Ele faz parte dos remanescentes do grupo que ocupou, que, segundo estima, representa atualmente 10% da população do Centreville.

“Quando ocupamos do outro lado, tinham uns seguranças de uma empresa particular cuidando das 44 casas. Eles ocupavam três casas. Ficou acordado com a Caixa Econômica que eles deveriam deixar o local. Mas, no momento da discussão, um dos guardas se exaltou e quando virei de costas me deu um tiro, que atingiu o baço”, contou Calé.

Nova paisagem

As construções começaram a ser erguidas na década de 1970, mas poucos anos depois as obras foram paralisadas por causa da falência da construtura. Eram cerca de 600 casas que hoje passam de 1.500. Atualmente, poucos integrantes do movimento iniciado há três décadas moram no local. Mas foram eles que deram início ao bairro, que ganhou vida ao longo do tempo, com escolas, Unidade Básica de Saúde, quatro linhas de ônibus e comércio local. Os moradores, no entanto, enfrentam uma dura batalha para regularizar a situação e conseguir, enfim, as escrituras definitivas.

Nem mesmo o pagamento do Imposto Predial e Territorial Urbano (IPTU) pode ser feito pelos moradores. Em 1990, uma determinação do Tribunal de Justiça garantiu que a Companhia de Desenvolvimento Habitacional e Urbano (CDHU) administrasse o território. A companhia estadual é que é responsável pelo pagamento do imposto à Prefeitura.

De um lado, os moradores, que se dividem em pelo menos duas camadas sociais, e do outro, órgãos governamentais do Estado de São Paulo, a Companhia de Desenvolvimento Habitacional e Urbano (CDHU), e do município, a Prefeitura de Santo André.

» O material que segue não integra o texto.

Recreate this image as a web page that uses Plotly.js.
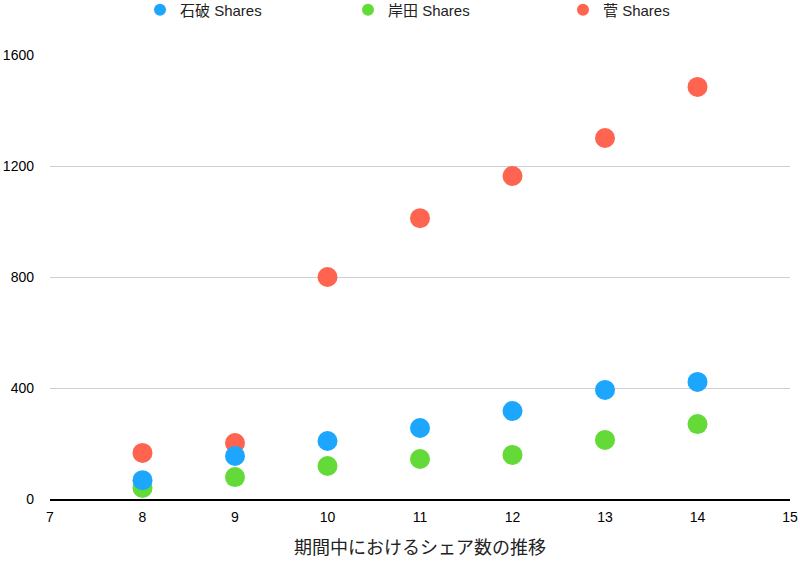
<!DOCTYPE html>
<html>
<head>
<meta charset="utf-8">
<script src="https://cdn.plot.ly/plotly-3.0.1.min.js"></script>
<style>html,body{margin:0;padding:0;background:#fff;}#chart{width:800px;height:566px;}</style>
</head>
<body>
<div id="chart"></div>
<script>
const periods = [8, 9, 10, 11, 12, 13, 14];
const ishibaShares = [68, 155, 209, 256, 317, 393, 422];
const kishidaShares = [40, 79, 119, 144, 159, 213, 270];
const sugaShares = [166, 202, 800, 1012, 1164, 1301, 1485];
const seriesNames = ['石破 Shares', '岸田 Shares', '菅 Shares'];
const xTitle = '期間中におけるシェア数の推移';

const FONT = 'Liberation Sans, Arial, Noto Sans CJK JP, sans-serif';
const mk = (color) => ({size: 20, color: color, line: {width: 0}});

const data = [
  {x: periods, y: kishidaShares, name: seriesNames[1], type: 'scatter', mode: 'markers', marker: mk('rgb(99,218,56)'), legend: 'legend2', cliponaxis: false},
  {x: periods, y: sugaShares, name: seriesNames[2], type: 'scatter', mode: 'markers', marker: mk('rgb(255,100,80)'), legend: 'legend3', cliponaxis: false},
  {x: periods, y: ishibaShares, name: seriesNames[0], type: 'scatter', mode: 'markers', marker: mk('rgb(29,166,253)'), legend: 'legend', cliponaxis: false}
];

const legBase = (xpx) => ({orientation: 'h', xref: 'container', yref: 'container', x: xpx / 800, xanchor: 'left',
  y: 1 - 10 / 566, yanchor: 'middle', itemsizing: 'constant', borderwidth: 0,
  font: {family: FONT, size: 15, color: '#222'}, bgcolor: 'rgba(0,0,0,0)'});

const layout = {
  width: 800, height: 566,
  margin: {l: 50, r: 10, t: 55, b: 67, autoexpand: false},
  paper_bgcolor: '#fff', plot_bgcolor: '#fff',
  font: {family: FONT, size: 14, color: '#000'},
  showlegend: true,
  legend: legBase(140),
  legend2: legBase(348),
  legend3: legBase(563),
  xaxis: {range: [7, 15], dtick: 1, tick0: 7, showgrid: false, zeroline: false,
          showline: true, linecolor: '#000', linewidth: 1.5, ticks: '', ticklabelstandoff: 5,
          tickfont: {family: FONT, size: 14, color: '#000'},
          title: {text: xTitle, font: {family: FONT, size: 18, color: '#222'}, standoff: 17}},
  yaxis: {range: [0, 1600], dtick: 400, tick0: 0, showgrid: true, gridcolor: '#cfcfcf', gridwidth: 1,
          zeroline: false, showline: false, ticks: '', ticklabelstandoff: 15,
          tickfont: {family: FONT, size: 14, color: '#000'}}
};

Plotly.newPlot('chart', data, layout, {displayModeBar: false, staticPlot: true});
</script>
</body>
</html>
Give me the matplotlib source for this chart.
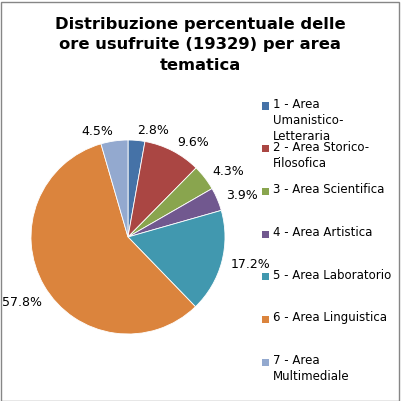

Entre eles, muitos políticos da região se integraram à luta ou, até mesmo, tiraram proveito eleitoreiro. Uma dezena de projetos já foram propostos. Mas nada sai do papel.

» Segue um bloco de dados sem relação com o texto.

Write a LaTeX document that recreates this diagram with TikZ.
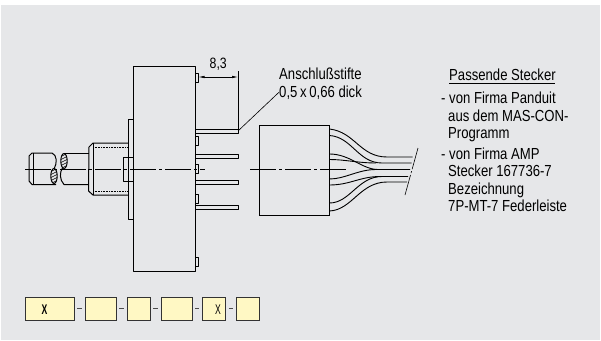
\documentclass[tikz,border=0pt]{standalone}
\usepackage{fontspec}
\setmainfont[FakeStretch=0.82]{Liberation Sans}
\usetikzlibrary{arrows.meta,positioning}
\definecolor{panelgray}{HTML}{E6E7E9}
\definecolor{boxyellow}{HTML}{FFF8C4}
\tikzset{
  part/.style={draw=black,line width=1pt,line join=round},
  wire/.style={draw=black,line width=0.9pt},
  thin line/.style={draw=black,line width=0.6pt},
  axis line/.style={draw=black,line width=0.6pt,dash pattern=on 26pt off 3pt on 3pt off 3pt},
  code box/.style={draw=black!80,fill=boxyellow,line width=0.9pt,minimum height=23pt,inner sep=0pt},
  label/.style={inner sep=0pt,anchor=base west,font=\fontsize{16}{18}\selectfont},
}
\begin{document}
\begin{tikzpicture}[x=1pt,y=-1pt,>=Latex]
  \useasboundingbox (0,0) rectangle (601,340);
  \fill[panelgray] (1,5) rectangle (600,340);
  % housing
  \draw[part] (133,66) rectangle (195,271);
  \draw[part] (133,119) -- (128,119) -- (128,219) -- (133,219);
  \draw[part] (128,157) -- (123,157) -- (123,181) -- (133,181);
  \draw[part] (123,157) -- (133,157);
  % bushing
  \draw[part] (128,143) -- (93,143) -- (89,147) -- (88.5,191) -- (93,195) -- (128,195);
  \draw[part] (93,143) -- (93,195);
  \draw[thin line,densely dotted] (93,147) -- (128,147);
  \draw[thin line,densely dotted] (93,191) -- (128,191);
  % shaft
  \draw[part] (88.5,153) -- (64,153);
  \draw[part] (62.5,168) .. controls (59.5,172) and (59.5,180) .. (64,184.5) -- (88.5,184.5);
  \draw[part] (54,169) .. controls (57.5,163) and (57,155) .. (52,153) -- (32,153) -- (29,156) -- (29,181) -- (32,184.5) -- (56,184.5);
  \draw[thin line] (33,153) -- (33,184.5);
  \foreach \cx/\cy in {54/176,64/161}{
    \begin{scope}
      \clip (\cx,\cy) ellipse [x radius=3.2,y radius=7.5];
      \foreach \i in {-12,-9,...,12}
        \draw[thin line] (\cx-6,\cy+\i+3) -- (\cx+6,\cy+\i-3);
    \end{scope}
    \draw[part] (\cx,\cy) ellipse [x radius=3.2,y radius=7.5];
  }
  % contacts on the housing
  \foreach \ty in {73,136,164.5,194,257}
    \draw[part] (195,\ty) rectangle (198.5,\ty+9);
  % pins
  \foreach \py in {129.5,154.5,180,205}
    \draw[part] (195,\py) rectangle (238,\py+4);
  % centre lines
  \coordinate (axl) at (25,169);
  \coordinate (axr) at (205,169);
  \draw[axis line] (axl) -- (axr);
  \coordinate (axpl) at (250,169);
  \coordinate (axpr) at (347,169);
  \draw[axis line] (axpl) -- (axpr);
  % dimension
  \coordinate (dimtop) at (238,71);
  \coordinate (dimbot) at (238,129.5);
  \draw[thin line] (dimtop) -- (dimbot);
  \coordinate (dima) at (198.5,77);
  \coordinate (dimb) at (238,77);
  \draw[thin line,<->,>={Latex[length=6pt,width=2.5pt]}] (dima) -- (dimb) node[midway,above=6pt,inner sep=0pt,font=\fontsize{15}{17}\selectfont] (dimlabel) {8,3};
  % plug
  \node[draw=black,line width=1pt,minimum width=69.5pt,minimum height=90pt,inner sep=0pt] (plug) at (294.5,170) {};
  % cable
  \draw[wire] (329.5,129) .. controls (355,132) and (360,157) .. (387,157) -- (412.5,157);
  \draw[wire] (329.5,135.5) .. controls (352,137) and (358,163) .. (382,163) -- (411.5,163);
  \draw[wire] (329.5,154) .. controls (350,154) and (362,169.5) .. (378,169.5) -- (410,169.5);
  \draw[wire] (329.5,159.5) .. controls (345,159.5) and (358,163) .. (376,163);
  \draw[wire] (329.5,179) .. controls (345,179) and (358,169.5) .. (376,169.5);
  \draw[wire] (329.5,185) .. controls (350,185) and (360,176.5) .. (380,176.5) -- (408,176.5);
  \draw[wire] (329.5,203) .. controls (350,203) and (358,176.5) .. (382,176.5);
  \draw[wire] (329.5,211) .. controls (352,210) and (360,182) .. (387,182) -- (407,182);
  \coordinate (cuta) at (418,148);
  \coordinate (cutb) at (405,195);
  \draw[thin line,dash pattern=on 22pt off 2pt on 2pt off 2pt] (cuta) -- (cutb);
  % pin note
  \node[label] (note) at (279,79) {Anschlußstifte};
  \node[label] (noteb) at (279,97) {0,5\,x\,0,66 dick};
  \coordinate (pinend) at (238,131);
  \draw[thin line] (pinend) -- (noteb.west);
  % plugs list
  \node[label] (head) at (449,80) {Passende Stecker};
  \draw[thin line,line width=0.9pt] (head.base west)++(0,3.5) -- ++(106,0);
  \node[label] (la) at (441,103.5) {- von Firma Panduit};
  \node[label] (lb) at (448,121) {aus dem MAS-CON-};
  \node[label] (lc) at (448,138) {Programm};
  \node[label] (ld) at (441,159) {- von Firma AMP};
  \node[label] (le) at (448,176.5) {Stecker 167736-7};
  \node[label] (lf) at (448,194) {Bezeichnung};
  \node[label] (lg) at (448,211.5) {7P-MT-7 Federleiste};
  % order code
  \node[code box,minimum width=49pt] (ca) at (49.5,308.8) {};
  \node[code box,minimum width=31pt] (cb) at (100.5,308.8) {};
  \node[code box,minimum width=23pt] (cc) at (138.5,308.8) {};
  \node[code box,minimum width=31pt] (cd) at (176.5,308.8) {};
  \node[code box,minimum width=23pt] (ce) at (214,308.8) {};
  \node[code box,minimum width=23pt] (cf) at (248,308.8) {};
  \node[font=\fontsize{14}{16}\bfseries\selectfont,inner sep=0pt,xscale=0.75] (xa) at (44.5,309.5) {X};
  \node[font=\fontsize{14}{16}\selectfont,inner sep=0pt,xscale=0.75] (xb) at (218,309.5) {X};
  \foreach \p/\q in {ca/cb,cb/cc,cc/cd,cd/ce,ce/cf}
    \draw[draw=black!70,line width=0.9pt,shorten <=3pt,shorten >=3pt] (\p) -- (\q);
\end{tikzpicture}
\end{document}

“Agora, estamos numa fase de recadastramento, em parceria com o município. Houve muitas alterações do projeto original das casas. Um imóvel virou dois, três. Casas foram construídas nas áreas externas das casas. É preciso fazer um pente fino e saber quem é quem para dar início a regularização”, explicou Calé.

Em relação à regularização do loteamento Centreville, a CDHU disse, em nota ao Vermelho, que “já registrou a propriedade das quadras do conjunto e realizou a identificação das famílias que vivem no local e o cadastramento físico e urbanístico da área. A Companhia criou um grupo de trabalho que está trabalhando em propostas para a regularização do loteamento junto à prefeitura.”

Ainda de acordo com o órgão estadual, as próximas etapas prevêem a elaboração de projeto de desmembramento das quadras, a regularização do parcelamento por quadras junto à prefeitura, o registro da divisão das quadras no cartório de registro de imóveis e, enfim, a comercialização das unidades.

“Falta vontade política. Essas informações da CDHU são as mesmas de sempre. O órgão é quem detém a posse do terreno onde estão as 615 casas ocupadas e somente ele é quem pode vende-las. Mas não o faz há anos. Existe, no entanto, um terreno em volta desse que foi sendo ocupado posteriormente, que aguarda regularização por parte da prefeitura e está envolvida no recadastramento”, lamentou o advogado dos moradores Adonis Bernardes, 57, que também era membro do PCdoB e fez parte do grupo que ocupou. Adonis, que não mora mais no lugar, chegou a permanecer no Centreville durante 23 anos.

A prefeitura de Santo André foi procurada, mas não retornou os contatos.

Festa

As comemorações começam por volta das 12h com atividades para as crianças.  A partir das 19h, acontece uma cerimônia oficial com a presença de personagens importantes dessa história, como Batista. Também haverá teatro e shows.